Coming into Tuesday's second-quarter financial report, NuVasive investors were hoping that the company would be able to see at least some modest growth. The spinal specialist managed to do better than most had expected, and an increase in guidance for the rest of the year points to the optimism that NuVasive has about its prospects.
NuVasive keeps finding growth
NuVasive's second-quarter results were solid and particularly impressive in light of recent industry headwinds. Revenue rose 3.7% to $292.1 million, which was roughly what most of those following the stock had expected to see from the spinal surgical equipment specialist. Adjusted net income climbed 8% to $32.8 million, and that produced adjusted earnings of $0.63 per share, topping the consensus forecast among investors for $0.56 per share on the bottom line.
Most of NuVasive's growth during the quarter came from the spinal hardware side of the business, where revenue was higher by more than 6% compared to the year-earlier period. That was faster than the company saw in the first quarter, and it also helped to make up for a 0.1% decline in revenue from surgical support services that NuVasive provides. Internationally, NuVasive didn't manage to repeat the extremely strong gains that it saw three months ago, but it did still eke out a 2.1% revenue gain for the period.

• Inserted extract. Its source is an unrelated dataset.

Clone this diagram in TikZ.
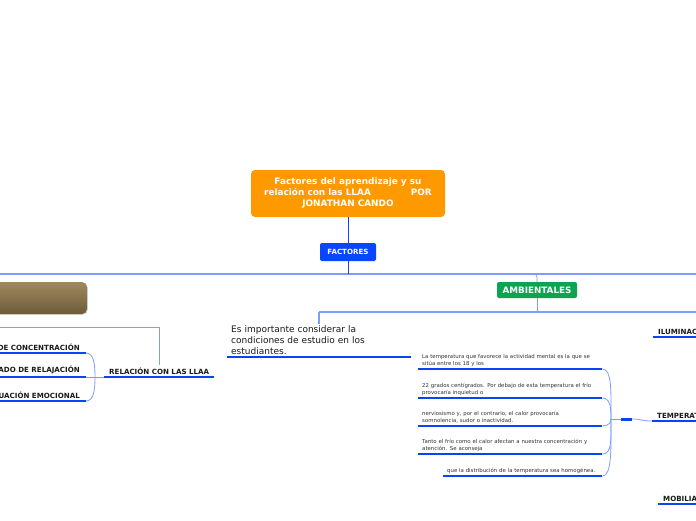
\documentclass[tikz,border=0pt]{standalone}
\usepackage{fontspec}
\setmainfont{DejaVu Sans}
\usetikzlibrary{shadows}
\definecolor{rootorange}{HTML}{FF9900}
\definecolor{factblue}{HTML}{0A46FF}
\definecolor{ulblue}{HTML}{0A45F5}
\definecolor{lightln}{HTML}{7C9CFF}
\definecolor{darkln}{HTML}{1040FF}
\definecolor{ambgreen}{HTML}{0BA552}
\definecolor{brownT}{HTML}{A08A5D}
\definecolor{brownB}{HTML}{6C5A3A}
\definecolor{txtdark}{HTML}{1A1A1A}
\definecolor{txtgray}{HTML}{333333}
\tikzset{
  rootbox/.style={fill=rootorange, rounded corners=4pt, minimum width=194pt, minimum height=47pt,
    text=white, align=center, inner sep=0pt, font=\fontsize{8.9}{11}\selectfont\bfseries},
  factbox/.style={fill=factblue, rounded corners=2pt, minimum width=56pt, minimum height=18pt,
    text=white, inner sep=0pt, font=\fontsize{7.1}{8}\selectfont\bfseries},
  ambbox/.style={fill=ambgreen, rounded corners=2pt, minimum width=80pt, minimum height=16pt,
    text=white, inner sep=0pt, font=\fontsize{8.8}{10}\selectfont\bfseries},
  brownbox/.style={top color=brownT, bottom color=brownB, draw=none, rounded corners=5pt,
    minimum width=116pt, minimum height=32pt,
    drop shadow={shadow xshift=0.8pt, shadow yshift=-0.8pt, opacity=0.3}},
  caplabel/.style={text=txtdark, inner xsep=5pt, inner ysep=2.5pt, font=\fontsize{7.1}{8}\selectfont\bfseries},
  estext/.style={text=txtdark, align=left, text width=176pt, inner xsep=4pt, inner ysep=2pt,
    font=\fontsize{9}{11}\selectfont},
  smalltext/.style={text=txtgray, align=left, inner xsep=4pt, inner ysep=2.2pt,
    font=\fontsize{5.4}{7}\selectfont},
  ul/.style={draw=ulblue, line width=2.8pt},
  ulseg/.style={draw=ulblue, line width=3pt},
  darkline/.style={draw=darkln, line width=0.9pt},
  thickl/.style={draw=lightln, line width=1.7pt},
  midl/.style={draw=lightln, line width=1.3pt},
  thinl/.style={draw=lightln, line width=0.8pt}
}
\begin{document}
\begin{tikzpicture}[x=1pt,y=-1pt]
\useasboundingbox (0,0) rectangle (696,520);
\clip (0,0) rectangle (696,520);
\fill[white] (0,0) rectangle (696,520);

% root and factores
\node[rootbox] (root) at (348,193.5) {Factores del aprendizaje y su\\relación con las LLAA\hspace{40pt}POR\\JONATHAN CANDO};
\node[factbox] (fact) at (348,252) {FACTORES};
\draw[darkline] (root.south) -- (fact.north);

% main horizontal line
\coordinate (h1L) at (-2,274);
\coordinate (h1R) at (698,274);
\coordinate (h1F) at (348,274);
\coordinate (h1A) at (525,274);
\draw[thickl] (h1L) -- (h1R);
\draw[darkline] (fact.south) -- (h1F);

% ambientales
\node[ambbox] (amb) at (537,290) {AMBIENTALES};
\draw[thinl, rounded corners=3pt] (h1A) -| (amb.north);

% brown box
\node[brownbox] (brown) at (29,298) {};

% second horizontal line
\coordinate (h2A) at (537,312);
\coordinate (h2L) at (319,312);
\coordinate (h2R) at (698,312);
\draw[thinl] (amb.south) -- (h2A);
\draw[midl] (h2L) -- (h2R);

% es importante
\node[estext, anchor=south west] (es) at (227,357) {Es importante considerar la\\condiciones de estudio en los\\estudiantes.};
\draw[ul] (es.south west) -- (es.south east);
\draw[thickl] (h2L) -- (h2L |- es.north);

% temperature items
\node[smalltext, text width=176pt, anchor=south west] (t1) at (418,369) {La temperatura que favorece la actividad mental es la que se\\sitúa entre los 18 y los};
\node[smalltext, text width=176pt, anchor=south west] (t2) at (418,398) {22 grados centígrados. Por debajo de esta temperatura el frío\\provocaría inquietud o};
\node[smalltext, text width=176pt, anchor=south west] (t3) at (418,426) {nerviosismo y, por el contrario, el calor provocaría\\somnolencia, sudor o inactividad.};
\node[smalltext, text width=176pt, anchor=south west] (t4) at (418,454) {Tanto el frío como el calor afectan a nuestra concentración y\\atención. Se aconseja};
\node[smalltext, text width=151pt, anchor=south west] (t5) at (443,476) {que la distribución de la temperatura sea homogénea.};
\foreach \n in {t1,t2,t3,t4,t5} {\draw[ul] (\n.south west) -- (\n.south east);}

\coordinate (tc) at (611,419);
\coordinate (tsa) at (621,419);
\coordinate (tsb) at (632,419);
\draw[thinl] (t1.south east) .. controls (612,369) and (611,392) .. (tc);
\draw[thinl] (t2.south east) .. controls (611,398) and (611,410) .. (tc);
\draw[thinl] (t3.south east) .. controls (609,426) and (611,422) .. (tc);
\draw[thinl] (t4.south east) .. controls (612,454) and (611,440) .. (tc);
\draw[thinl] (t5.south east) .. controls (612,476) and (611,448) .. (tc);
\draw[thinl] (tc) -- (tsa);
\draw[ulseg] (tsa) -- (tsb);

% right labels
\node[caplabel, anchor=south west] (ilum) at (653,337) {ILUMINACIÓN};
\node[caplabel, anchor=south west] (temp) at (652,421) {TEMPERATURA};
\node[caplabel, anchor=south west] (mob) at (658,504) {MOBILIARIO};
\foreach \n in {ilum,temp,mob} {\draw[ul] (\n.south west) -- (\n.south east);}
\draw[thinl] (tsb) .. controls (642,419) and (641,421) .. (temp.south west);

% relacion
\node[caplabel, anchor=south west] (rel) at (104,377) {RELACIÓN CON LAS LLAA};
\draw[ul] (rel.south west) -- (rel.south east);
\coordinate (l3L) at (-2,327);
\draw[thinl] (l3L) -| (rel.north);

\node[caplabel, anchor=south east, inner xsep=6pt] (c1) at (86,353) {DE CONCENTRACIÓN};
\node[caplabel, anchor=south east, inner xsep=6pt] (c2) at (86,377) {ADO DE RELAJACIÓN};
\node[caplabel, anchor=south east, inner xsep=6pt] (c3) at (86,401) {UACIÓN EMOCIONAL};
\foreach \n in {c1,c2,c3} {\draw[ul] ([xshift=-20pt]\n.south west) -- (\n.south east);}
\coordinate (lc) at (95,377);
\draw[thinl] (c1.south east) .. controls (94,353) and (95,365) .. (lc);
\draw[thinl] (c2.south east) -- (lc);
\draw[thinl] (c3.south east) .. controls (94,401) and (95,389) .. (lc);
\draw[thinl] (lc) -- (rel.south west);
\end{tikzpicture}
\end{document}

Margin expansion also continued to be an important contributor to NuVasive's results. Gross margin in particular was up more than half a percentage point to 73.4% during the period, and adjusted operating margin stayed at relatively high levels of 16.3%, achieving the same high-water mark that it did last year at this time. Efforts to keep overall costs in check seemed to pay off for the company.
CEO Chris Barry gave some color on what brought about the solid results from NuVasive. "We saw meaningful case volume growth," Barry said, "driven by increased surgeon adoption of lateral single-position surgery and NuVasive's innovative X360 system." The CEO also noted that stronger execution in the business helped the company make the most of its sales opportunities and enabled more revenue to fall through to the bottom line as profit.

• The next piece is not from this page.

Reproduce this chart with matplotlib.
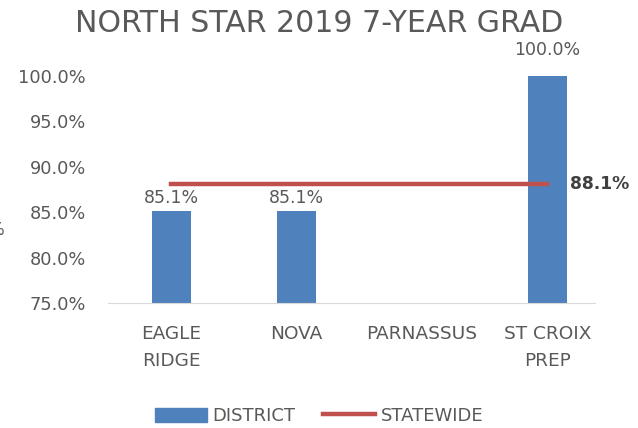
import matplotlib.pyplot as plt
from matplotlib.patches import Patch
from matplotlib.lines import Line2D

schools = ["EAGLE\nRIDGE", "NOVA", "PARNASSUS", "ST CROIX\nPREP"]
district = [85.1, 85.1, None, 100.0]
statewide = [88.1, 88.1, 88.1, 88.1]

BLUE = "#4F81BD"
RED = "#C0504D"
GREY = "#595959"

plt.rcParams["font.family"] = ["DejaVu Sans"]

fig = plt.figure(figsize=(6.38, 4.28), dpi=100)
ax = fig.add_axes([108 / 638, 1 - 303 / 428, 487 / 638, 227 / 428])

x = list(range(len(schools)))
bx = [i for i, v in zip(x, district) if v is not None]
bv = [v for v in district if v is not None]
ax.bar(bx, bv, width=0.31, color=BLUE, zorder=2)
for xi, v in zip(bx, bv):
    # label sitting at the axis top gets pushed up a bit more, like the original
    off = 12 if v >= 100 else 3
    ax.annotate(f"{v:.1f}%", (xi, v), xytext=(0, off),
                textcoords="offset points", ha="center", va="bottom",
                fontsize=12.5, color=GREY)

ax.plot(x, statewide, color=RED, linewidth=3.2, zorder=3)
ax.annotate(f"{statewide[-1]:.1f}%", (x[-1], statewide[-1]), xytext=(16, 0),
            textcoords="offset points", ha="left", va="center",
            fontsize=12.3, color="#404040", fontweight="bold")

ax.set_ylim(75, 100)
ax.set_xlim(-0.503, 3.38)
ax.set_yticks([75, 80, 85, 90, 95, 100])
ax.set_yticklabels([f"{t:.1f}%" for t in [75, 80, 85, 90, 95, 100]])
ax.set_xticks(x)
ax.set_xticklabels(schools, linespacing=1.65)
ax.tick_params(axis="both", length=0, labelsize=12.8, colors=GREY)
ax.tick_params(axis="x", pad=16, labelsize=13.3)
ax.tick_params(axis="y", pad=16)
for s in ["top", "right", "left"]:
    ax.spines[s].set_visible(False)
ax.spines["bottom"].set_color("#D9D9D9")

fig.text(0.5, 1 - 24 / 428, "NORTH STAR 2019 7-YEAR GRAD", ha="center",
         va="center", fontsize=21.6, color=GREY)
fig.text(-0.019, 1 - 230 / 428, "%", ha="left", va="center",
         fontsize=12, color=GREY)

handles = [Patch(color=BLUE), Line2D([0], [0], color=RED, linewidth=3.2)]
fig.legend(handles, ["DISTRICT", "STATEWIDE"], loc="center",
           bbox_to_anchor=(0.5, 1 - 416 / 428), ncol=2, frameon=False,
           fontsize=13, labelcolor=GREY, handlelength=2.9, handleheight=0.8,
           handletextpad=0.3, columnspacing=1.5)

plt.savefig("out.png", dpi=100)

What's ahead for NuVasive?
One key move that NuVasive has made is to make the Pulse platform commercially available to medical professionals and institutions. Pulse is an integrated technology platform that takes multiple technologies and brings them together into a single product. That improves workflow and makes it easier for surgeons to deliver consistent results for patients time after time.
Because of the demand that the company has seen for its products, NuVasive made some upward revisions to its guidance for the year. The spinal specialist expects that sales for 2019 will still come in between $1.14 billion and $1.16 billion, but adjusted earnings got a $0.05 boost to their guidance range. With NuVasive now expecting $2.25 to $2.35 per share on the bottom line, shareholders are looking for at least modest year-over-year gains even in a worst-case scenario for the company.
NuVasive shareholders were extremely happy with the news, and the stock climbed more than 7% in after-hours trading following the announcement. With so many opportunities to help patients suffering from spinal conditions, NuVasive has put itself in position to keep up healthy growth rates for the foreseeable future.